Justamente uma dessas obras foi a Carta sobre o Humanismo, de que aqui, brevemente, falarei. Embora Heidegger já tivesse um renome respeitado no continente europeu, jamais se debruçara e escrevera uma obra de teor explicitamente “humanístico” e “ético” e a sua vinculação ao partido nazi, até o final da guerra, tornava ainda mais suspeitas as intenções do autor. Ante tal cenário, Jean Beaufret, existencialista francês que tentava ligar a obra de Heidegger ao existencialismo, escreve uma carta pedindo ao pensador alemão que esclarecesse que significado se poderia dar ao humanismo abalado por duas guerras mundiais sucessivas.
Heidegger responderia então, a Beaufret, em Carta sobre o Humanismo. Em linhas generalíssimas, o filósofo alemão irá propor, tendo por base o fragmento 119 de Heráclito, que a ética abandone o moralismo superficial e o legalismo dos códigos de costumes e procure encontrar a sua raiz na morada do próprio ser humano.

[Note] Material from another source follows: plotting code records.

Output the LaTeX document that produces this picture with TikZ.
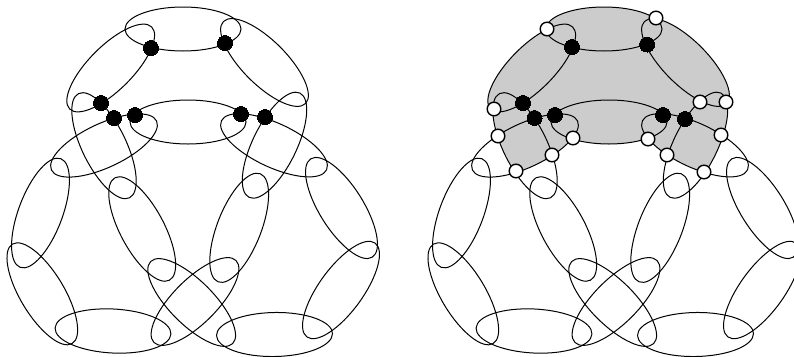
\documentclass[tikz,border=0pt]{standalone}
\usepackage{xcolor,tikz}
\definecolor{regiongray}{HTML}{CCCCCC}
\tikzset{ring/.style={draw=black,line width=1pt},
 bd/.style={circle,draw=black,fill=black,inner sep=0pt,minimum size=15pt,line width=0pt},
 wd/.style={circle,draw=black,fill=white,inner sep=0pt,minimum size=13.6pt,line width=1.4pt}}
\newcommand{\ringat}[3]{\draw[ring,shift={(#1,#2)},rotate=#3](0,0) ellipse [x radius=58,y radius=22];}
\newcommand{\ringarc}[5]{-- plot[domain=#4:#5,samples=24] ({#1+58*cos(\x)*cos(#3)+22*sin(\x)*sin(#3)},{#2-58*cos(\x)*sin(#3)+22*sin(\x)*cos(#3)})}
\newcommand{\allrings}{%
\ringat{183}{29}{0}\ringat{110.7}{68}{45}\ringat{264.5}{62.5}{-45}
\ringat{188}{122}{0}\ringat{104}{145.5}{25}\ringat{274}{145.3}{-25}
\ringat{104}{145.7}{-64}\ringat{274.5}{145.2}{64}
\ringat{40.5}{213}{69.5}\ringat{42.3}{293.8}{-59}\ringat{113}{331}{-3}
\ringat{142.2}{229}{-62}\ringat{191.7}{302.5}{-45}\ringat{195}{301.5}{45}
\ringat{239.2}{227.8}{68.7}\ringat{274.5}{334.5}{1}\ringat{341}{290}{54}
\ringat{341.5}{208}{-58}}
\begin{document}
\begin{tikzpicture}[x=1pt,y=-1pt]
\useasboundingbox (0,0) rectangle (794,356);
\coordinate (w1) at (547,29);\coordinate (w2) at (656,18);
\coordinate (w3) at (726,102);\coordinate (w4) at (721,135);
\coordinate (w5) at (704,172);\coordinate (w6) at (667,155);
\coordinate (w7) at (648,139);\coordinate (w8) at (573,138);
\coordinate (w9) at (552,155);\coordinate (w10) at (516,171);
\coordinate (w11) at (498,136);\coordinate (w12) at (494,109);
\fill[regiongray] (w1) \ringarc{604}{29}{0}{-180}{-29} \ringarc{685.5}{62.5}{-45}{-152}{-2}
 \ringarc{695.5}{145.2}{64}{23}{112} \ringarc{695}{145.3}{-25}{70}{140}
 \ringarc{609}{122}{0}{49}{130} \ringarc{525}{145.5}{25}{37}{110}
 \ringarc{525}{145.7}{-64}{70}{146} \ringarc{531.7}{68}{45}{174}{311} -- cycle;
\allrings
\begin{scope}[xshift=421pt]
\allrings
\end{scope}
\node[bd](l1) at (151,48){};\node[bd](l2) at (225,43){};
\node[bd](l3) at (101,103){};\node[bd](l4) at (114,118){};
\node[bd](l5) at (135,115){};\node[bd](l6) at (241,114){};
\node[bd](l7) at (265,117){};
\node[bd](r1) at (572,47){};\node[bd](r2) at (647,44.5){};
\node[bd](r3) at (523,103){};\node[bd](r4) at (534.5,118){};
\node[bd](r5) at (555,115){};\node[bd](r6) at (663,115){};
\node[bd](r7) at (685,119){};
\node[wd](d1) at (w1){};\node[wd](d2) at (w2){};
\node[wd](d3) at (w3){};\node[wd](d4) at (w4){};
\node[wd](d5) at (w5){};\node[wd](d6) at (w6){};
\node[wd](d7) at (w7){};\node[wd](d8) at (w8){};
\node[wd](d9) at (w9){};\node[wd](d10) at (w10){};
\node[wd](d11) at (w11){};\node[wd](d12) at (w12){};
\node[wd](d13) at (700,102){};
\end{tikzpicture}
\end{document}
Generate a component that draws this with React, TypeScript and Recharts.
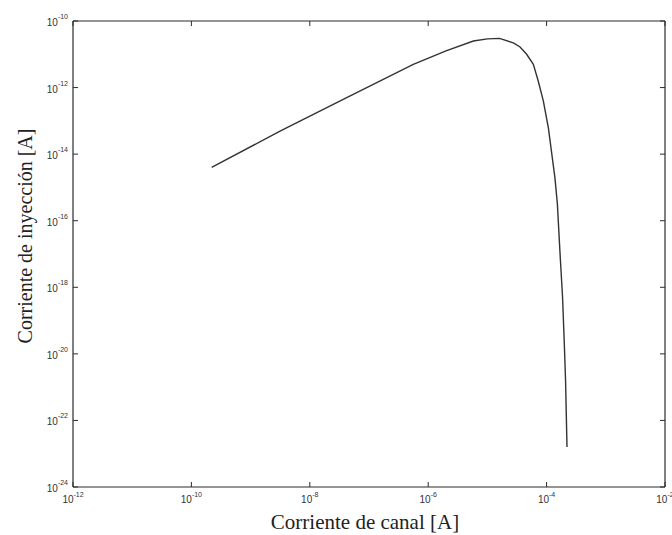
import { Line, LineChart, XAxis, YAxis } from "recharts";

// channel current [A] vs injection current [A]
const canal = [
  2.2e-10, 3.2e-9, 4.2e-8, 5.6e-7, 2.0e-6, 5.8e-6, 1.0e-5, 1.6e-5, 2.75e-5,
  3.56e-5, 4.6e-5, 5.97e-5, 7.2e-5, 8.8e-5, 1.07e-4, 1.38e-4, 1.52e-4, 1.7e-4,
  1.86e-4, 2.0e-4, 2.09e-4, 2.21e-4,
];
const inyeccion = [
  4.0e-15, 5.0e-14, 5.0e-13, 5.0e-12, 1.26e-11, 2.5e-11, 2.9e-11, 3.0e-11,
  2.2e-11, 1.66e-11, 1.0e-11, 5.0e-12, 1.6e-12, 4.0e-13, 6.3e-14, 2.0e-15,
  3.2e-16, 8e-18, 5.1e-19, 1.6e-20, 1.6e-21, 1.6e-23,
];

const xExps = [-12, -10, -8, -6, -4, -2];
const yExps = [-10, -12, -14, -16, -18, -20, -22, -24];
const xTicks = xExps.map((e) => Math.pow(10, e));
const yTicks = yExps.map((e) => Math.pow(10, e));

const data = canal.map((x, i) => ({ x, y: inyeccion[i] }));

const INK = "#2b2b2b";
const TICK_FONT = "'Liberation Sans', Arial, sans-serif";
const TITLE_FONT = "'Liberation Serif', 'Times New Roman', serif";

const exponent = (v: number) => Math.round(Math.log10(v));

function BottomTick({ x, y, payload }: any) {
  return (
    <g>
      <line x1={x} y1={y} x2={x} y2={y - 5} stroke={INK} />
      <text
        x={x}
        y={y + 16}
        textAnchor="middle"
        fontFamily={TICK_FONT}
        fontSize={10}
        fill="#333"
      >
        <tspan>10</tspan>
        <tspan dy={-6} fontSize={7}>
          {exponent(payload.value)}
        </tspan>
      </text>
    </g>
  );
}

function LeftTick({ x, y, payload }: any) {
  return (
    <g>
      <line x1={x} y1={y} x2={x + 5} y2={y} stroke={INK} />
      <text
        x={x - 5}
        y={y + 5}
        textAnchor="end"
        fontFamily={TICK_FONT}
        fontSize={10}
        fill="#333"
      >
        <tspan>10</tspan>
        <tspan dy={-7} fontSize={7}>
          {exponent(payload.value)}
        </tspan>
      </text>
    </g>
  );
}

function TopTick({ x, y }: any) {
  return <line x1={x} y1={y} x2={x} y2={y + 5} stroke={INK} />;
}

function RightTick({ x, y }: any) {
  return <line x1={x} y1={y} x2={x - 5} y2={y} stroke={INK} />;
}

export default function App() {
  return (
    <div style={{ position: "absolute", left: 0, top: 0, width: 672, height: 535, background: "#fff" }}>
      <LineChart
        width={672}
        height={535}
        data={data}
        margin={{ top: 20, right: 6, left: 13, bottom: 0 }}
      >
        <XAxis
          xAxisId="b"
          dataKey="x"
          type="number"
          scale="log"
          domain={[1e-12, 1e-2]}
          ticks={xTicks}
          allowDataOverflow
          height={48}
          tickSize={0}
          tickMargin={0}
          tickLine={false}
          axisLine={{ stroke: INK, strokeWidth: 1.2 }}
          tick={<BottomTick />}
          interval={0}
        />
        <XAxis
          xAxisId="t"
          dataKey="x"
          type="number"
          scale="log"
          orientation="top"
          domain={[1e-12, 1e-2]}
          ticks={xTicks}
          allowDataOverflow
          height={1}
          tickSize={0}
          tickMargin={0}
          tickLine={false}
          axisLine={{ stroke: INK, strokeWidth: 1.2 }}
          tick={<TopTick />}
          interval={0}
        />
        <YAxis
          yAxisId="l"
          dataKey="y"
          type="number"
          scale="log"
          domain={[1e-24, 1e-10]}
          ticks={yTicks}
          allowDataOverflow
          width={60}
          tickSize={0}
          tickMargin={0}
          tickLine={false}
          axisLine={{ stroke: INK, strokeWidth: 1.2 }}
          tick={<LeftTick />}
          interval={0}
        />
        <YAxis
          yAxisId="r"
          dataKey="y"
          type="number"
          scale="log"
          orientation="right"
          domain={[1e-24, 1e-10]}
          ticks={yTicks}
          allowDataOverflow
          width={1}
          tickSize={0}
          tickMargin={0}
          tickLine={false}
          axisLine={{ stroke: INK, strokeWidth: 1.2 }}
          tick={<RightTick />}
          interval={0}
        />
        <Line
          xAxisId="b"
          yAxisId="l"
          dataKey="y"
          type="linear"
          stroke="#333"
          strokeWidth={1.4}
          dot={false}
          isAnimationActive={false}
        />
      </LineChart>
      <div
        style={{
          position: "absolute",
          left: 365,
          top: 522,
          transform: "translate(-50%, -50%)",
          whiteSpace: "nowrap",
          fontFamily: TITLE_FONT,
          fontSize: 21,
          color: "#222",
        }}
      >
        Corriente de canal [A]
      </div>
      <div
        style={{
          position: "absolute",
          left: 25,
          top: 236,
          transform: "translate(-50%, -50%) rotate(-90deg)",
          whiteSpace: "nowrap",
          fontFamily: TITLE_FONT,
          fontSize: 20,
          color: "#222",
        }}
      >
        Corriente de inyección [A]
      </div>
    </div>
  );
}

A partir da compreensão radical da morada do ser no homem, seria possível entender como emergem todos os comportamentos e costumes quotidianos de cada um.
Contrário às demandas por um humanismo e às novas correntes de pensamento rotuladas, Heidegger vai dizer que “na sua gloriosa era, os gregos pensaram sem tais títulos”. Para ele, só quando o pensamento sai do seu elemento próprio é que, por perder o poder de guardar a sua essência, a técnica passa a ser valorizada como actividade cultural e a “Filosofia vai transformar-se numa técnica de explicação pelas causas últimas”, numa crítica directa à metafísica feita por Aristóteles, que buscava as causas últimas das coisas. O humanismo, de facto, deveria consistir numa meditação que preservasse o homem na sua humanidade, na sua essência.
Todavia, para experimentar a sua essência é preciso que se retome as questões originárias da história do ser: a sua “pátria”, que na concepção adoptada por Heidegger, aqui, não tem uma conotação nacionalista, mas apenas ontológica-historial de um momento no qual o homem esteve mais próximo do ser. O esquecimento do ser é o resultado desse distanciamento do homem em relação à sua “pátria”. Concebida nesses termos a metafísica heideggeriana revela um forte apelo à tradição clássica que se concretizaria por um regresso ao pensamento originário helénico.
O humanismo de Heidegger, nas suas próprias palavras, é aquele que “pensa a humanidade do homem desde a proximidade do ser”. Em causa está, portanto,não o homem, mas a sua história e origem, do ponto de vista da verdade do ser. O sucesso desse humanismo, para além do homem, depende da linguagem e do acesso do pensamento originário àquela verdade a que pertence a linguagem. Em suma, “a essência do homem reside na ec-sistência”, isto é, o humanismo deve voltar-se não para o ente humano, mas para a sua existência autêntica na verdade do ser-no-mundo. O mundo, aqui, é concebido como o lugar no qual o ser aparece: uma clareira, no sentido heideggeriano.
Heidegger nega o humanismo para poder afirmá-lo. Ele o nega no sentido que foi pensado até então, tendo por base a concepção metafísica do homem enquanto “animal racional”. “Dar-lhe novamente um sentido pode significar: determinar de novo o sentido da palavra”. E para isso a essência do homem deve ser experimentada mais originalmente e essa essência é justamente a sua ec-sistência e a sua importância é recebida do próprio ser para a vigilância do ser, pondo-o na própria verdade do ser. “Importa a humanitas ao serviço da verdade do ser, mas sem o humanismo no sentido metafísico”.
Heidegger não criou nem se dedicou ao estudo da Ética, mas podemos perceber que o seu discurso nos remete para os fundamentos ontológicos da eticidade. Ao tratar do ethos originário, da morada, o filósofo remete-nos para uma nova perspectiva ética. Não podemos atribuir um carácter moral à sua filosofia,pois, estaríamos a interpretar erroneamente o seu pensamento. No entanto, a busca de uma Ética originária é necessária, visto que o homem passa por uma crise histórica, fruto de uma falta de compreensão do sentido do Ser. E acreditamos que a partir desta nova visão e postura “ética”,ele possa indicar caminhos que o direccionem para uma possível solução desta crise, que nada mais é do que uma crise de compreensão do próprio Ser do homem.

2 comentários:

José Couto disse...

Valioso texto, caríssimo André.
A “ontologia da deontologia” em Heidegger está com uma clareza irritante… (risos)
Abraço

Marques disse...

onde é que posso encontrar o livro: Carta Sobre o Humanismo, de Martin Heidegger?